Mainstream research themes are “red ocean” fields in which many researchers are competing aggressively, and some people may avoid those fields because it is difficult to achieve results in those competitive environments. However, it can also be said that LLMs is the field that many researchers focus on because it is currently the most-important research theme. When you research LLMs, you can make new discoveries and achieve results, and I think there are many areas in which you can compete, so I encourage young researchers to take on LLMs. When taking on a new theme that is not mainstream, it is a good idea to be aware of whether the theme is valuable enough for other researchers to follow you. For example, when you are young, you might work on themes that you think they are important, even if they are somewhat incremental, then once you have gained more research ability, you might jump into mainstream themes in red oceans. In any case, I believe it is important to take on the challenge of important and valuable themes.

Many researchers are investigating LLMs, making it truly a red-ocean field. However, it is a new and rapidly changing field, so it is not impossible for us to keep up with it, and I believe we have ample opportunity to compete at the forefront. We are working on the LLM project in cooperation with many people, and we expect to achieve good results.

I think it takes courage to change your research field or theme, but from my own experience of working in various fields and on themes other than natural language processing, I am glad that I was flexible and tried different things.
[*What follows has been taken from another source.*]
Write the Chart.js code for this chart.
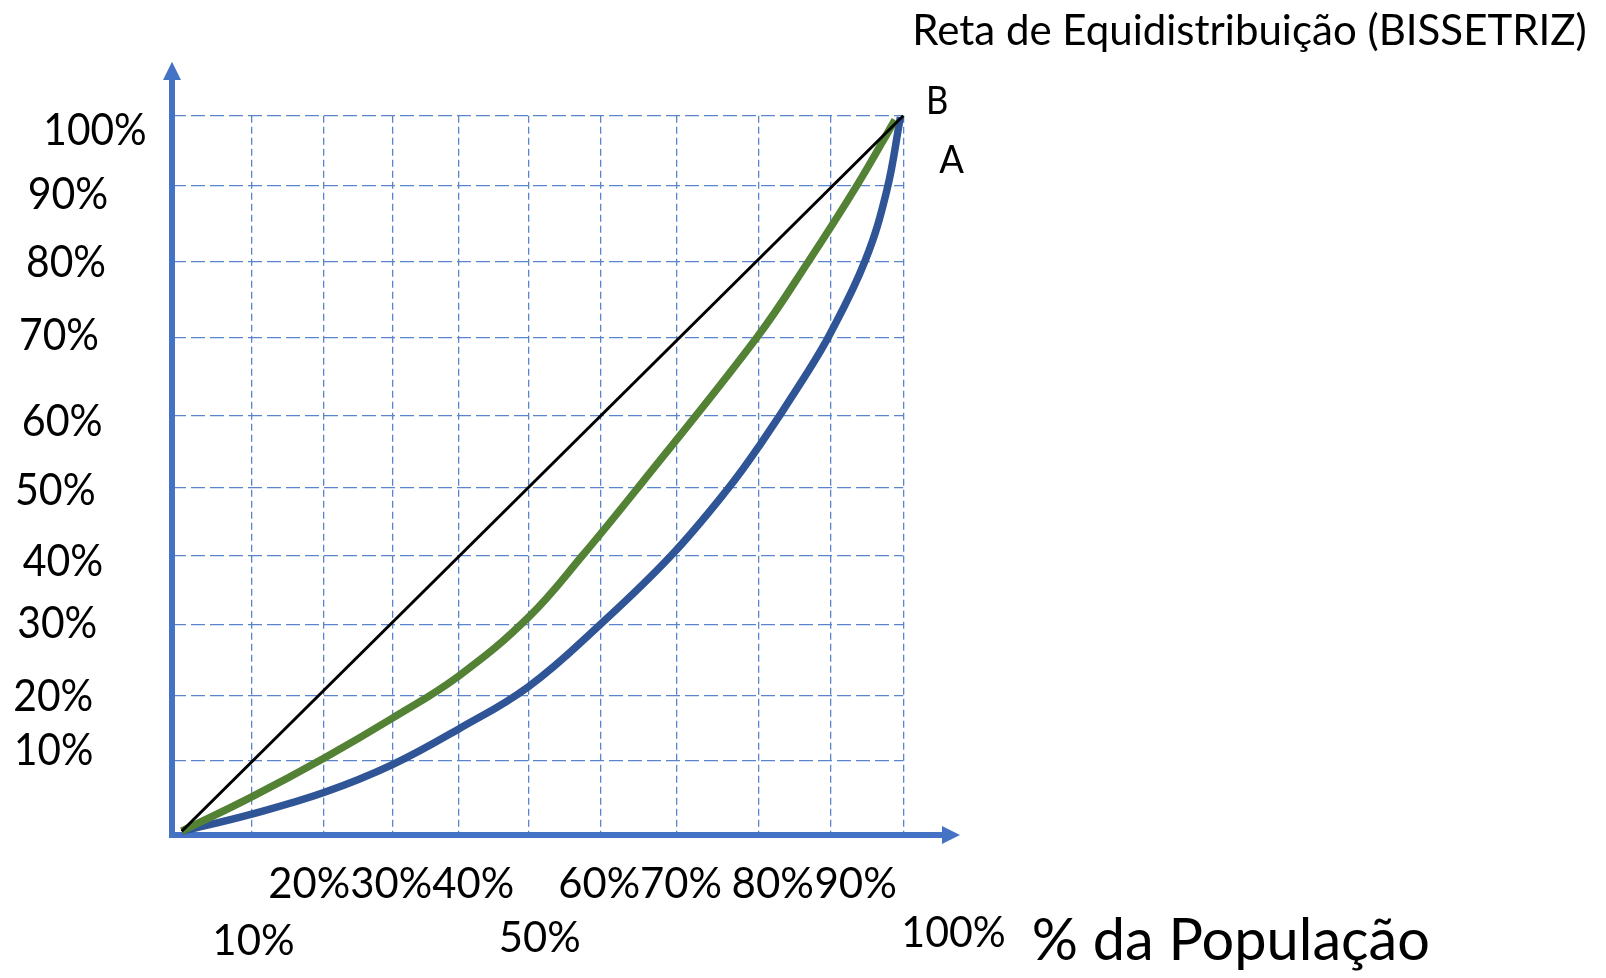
<!DOCTYPE html>
<html>
<head>
<meta charset="utf-8">
<script src="https://cdn.jsdelivr.net/npm/chart.js@4/dist/chart.umd.min.js"></script>
<style>
html,body{margin:0;padding:0;background:#ffffff;}
#wrap{width:1606px;height:978px;position:relative;}
canvas{display:block;}
</style>
</head>
<body>
<div id="wrap"><canvas id="c" width="1606" height="978"></canvas></div>
<script>
// ---------- DATA ----------
// Reta de equidistribuição (bissetriz)
const populacaoBissetriz = [0, 100];
const rendaBissetriz = [0, 100];
// Curva B (verde)
const populacaoCurvaB = [0, 9.7, 19.7, 29.2, 38.4, 48.05, 55.6, 63.3, 79.7, 86.9, 93.6, 98.85];
const rendaCurvaB     = [0, 4.8, 10.2, 15.8, 21.7, 29.9, 38.6, 48.1, 69.0, 79.7, 90.3, 99.4];
// Curva A (azul)
const populacaoCurvaA = [0, 9.7, 19.7, 29.2, 38.4, 48.05, 58.0, 67.8, 75.8, 80.0, 86.0, 89.9, 94.7, 97.7, 99.6];
const rendaCurvaA     = [0, 2.4, 5.4, 9.3, 14.3, 20.2, 28.9, 38.5, 48.0, 53.8, 63.0, 69.6, 79.7, 89.5, 99.8];
// Linhas de grade (posições, irregulares)
const gradeX = [9.7, 19.73, 29.2, 38.44, 48.05, 58.06, 68.56, 80.0, 90.0, 100];
const gradeY = [9.85, 19.0, 28.8, 38.46, 48.0, 58.1, 69.0, 79.6, 90.27, 100];
// Rótulos
const rotulosY = ['100%', '90%', '80%', '70%', '60%', '50%', '40%', '30%', '20%', '10%'];
const rotulosX = ['20%', '30%', '40%', '60%', '70%', '80%', '90%', '10%', '50%', '100%'];
const tituloEixoX = '% da População';
const tituloReta = 'Reta de Equidistribuição (BISSETRIZ)';
const rotuloCurvaB = 'B';
const rotuloCurvaA = 'A';

// ---------- LAYOUT / STYLE ----------
const FONT = 'Lato, "Open Sans", sans-serif';
const AXIS_COLOR = '#4472C4';
const GRID_COLOR = '#5a84cc';
// label boxes: [left, right, baseline]
const posRotulosY = [
  [43.3, 146.7, 145], [27.7, 108.3, 209], [26, 106, 277], [19, 99, 350], [21.7, 102.7, 436],
  [15, 95.7, 505], [22.7, 103.3, 576], [17.3, 97.3, 638], [13.3, 93.3, 711], [14, 93.3, 765]
];
const posRotulosX = [
  [268.3, 350.3, 898], [350.3, 432.2, 898], [432.2, 514.1, 898],
  [558.2, 640.1, 898], [640.1, 722, 898], [731.3, 814.2, 898], [814.2, 897.2, 898],
  [212, 295, 955], [498.8, 580.7, 952], [901.3, 1005.8, 947]
];
const posTituloEixoX = [1031.7, 1430, 960];
const posTituloReta = [901, 1598, 45];
const posRotuloB = [926, 948.3, 114];
const posRotuloA = [939.3, 964, 172.7];

function pts(xs, ys) { return xs.map((x, i) => ({x: x, y: ys[i]})); }

function drawLabel(ctx, text, box, size) {
  ctx.font = size + 'px ' + FONT;
  const w = box[1] - box[0];
  const nat = ctx.measureText(text).width;
  const off = nat < w ? (w - nat) / 2 : 0;
  ctx.fillText(text, box[0] + off, box[2], w);
}

const axesPlugin = {
  id: 'axesPlugin',
  beforeDatasetsDraw(chart) {
    const ctx = chart.ctx, a = chart.chartArea;
    ctx.save();
    ctx.strokeStyle = AXIS_COLOR; ctx.fillStyle = AXIS_COLOR; ctx.lineWidth = 6;
    // vertical axis
    ctx.beginPath(); ctx.moveTo(a.left, a.bottom + 3); ctx.lineTo(a.left, 79); ctx.stroke();
    ctx.beginPath(); ctx.moveTo(a.left - 9, 80); ctx.lineTo(a.left + 9, 80); ctx.lineTo(a.left, 61.7); ctx.closePath(); ctx.fill();
    // horizontal axis
    ctx.beginPath(); ctx.moveTo(a.left - 3, a.bottom); ctx.lineTo(943, a.bottom); ctx.stroke();
    ctx.beginPath(); ctx.moveTo(942, a.bottom - 9); ctx.lineTo(942, a.bottom + 9); ctx.lineTo(960, a.bottom); ctx.closePath(); ctx.fill();
    ctx.restore();
  },
  afterDraw(chart) {
    const ctx = chart.ctx;
    ctx.save();
    ctx.fillStyle = '#000000';
    ctx.textAlign = 'left';
    ctx.textBaseline = 'alphabetic';
    rotulosY.forEach((t, i) => drawLabel(ctx, t, posRotulosY[i], 44));
    rotulosX.forEach((t, i) => drawLabel(ctx, t, posRotulosX[i], 42));
    drawLabel(ctx, tituloEixoX, posTituloEixoX, 59);
    drawLabel(ctx, tituloReta, posTituloReta, 42);
    drawLabel(ctx, rotuloCurvaB, posRotuloB, 38);
    drawLabel(ctx, rotuloCurvaA, posRotuloA, 38);
    ctx.restore();
  }
};

new Chart(document.getElementById('c'), {
  type: 'scatter',
  data: {
    datasets: [
      { label: tituloReta, data: pts(populacaoBissetriz, rendaBissetriz), showLine: true,
        borderColor: '#000000', borderWidth: 3, pointRadius: 0, clip: false, order: 0 },
      { label: rotuloCurvaB, data: pts(populacaoCurvaB, rendaCurvaB), showLine: true,
        borderColor: '#548235', borderWidth: 7.5, pointRadius: 0, clip: false, order: 1,
        tension: 0.4, borderCapStyle: 'butt' },
      { label: rotuloCurvaA, data: pts(populacaoCurvaA, rendaCurvaA), showLine: true,
        borderColor: '#2F5597', borderWidth: 7.5, pointRadius: 0, clip: false, order: 2,
        tension: 0.4, borderCapStyle: 'butt' }
    ]
  },
  options: {
    responsive: false,
    animation: false,
    events: [],
    layout: { padding: { left: 172, right: 702.7, top: 115.7, bottom: 143 } },
    plugins: { legend: { display: false }, title: { display: false }, tooltip: { enabled: false } },
    scales: {
      x: {
        type: 'linear', min: -1.35, max: 100,
        afterBuildTicks: s => { s.ticks = gradeX.map(v => ({ value: v })); },
        ticks: { display: false },
        grid: { color: GRID_COLOR, lineWidth: 1.3, drawTicks: false },
        border: { display: false, dash: [7, 4] }
      },
      y: {
        type: 'linear', min: -0.53, max: 100,
        afterBuildTicks: s => { s.ticks = gradeY.map(v => ({ value: v })); },
        ticks: { display: false },
        grid: { color: GRID_COLOR, lineWidth: 1.3, drawTicks: false },
        border: { display: false, dash: [14, 5] }
      }
    }
  },
  plugins: [axesPlugin]
});
</script>
</body>
</html>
If you challenge yourself to aim at what is important now and what you should naturally do now, you will feel relatively little resistance in changing fields and themes.

■Interviewee profile

Kyosuke Nishida received a B.E., M.I.S., and Ph.D. in information science and technology from Hokkaido University in 2004, 2006, and 2008. He joined NTT in 2009. His current interests include natural language processing, vision-and-language, and AI. He is currently serving as the technical lead for NTT’s LLMs. He received the Paper Award from the Association of Natural Language Processing from 2018 to 2024. He is a member of the Association for Computing Machinery, Association of Natural Language Processing, Information Processing Society of Japan, and the Database Society of Japan.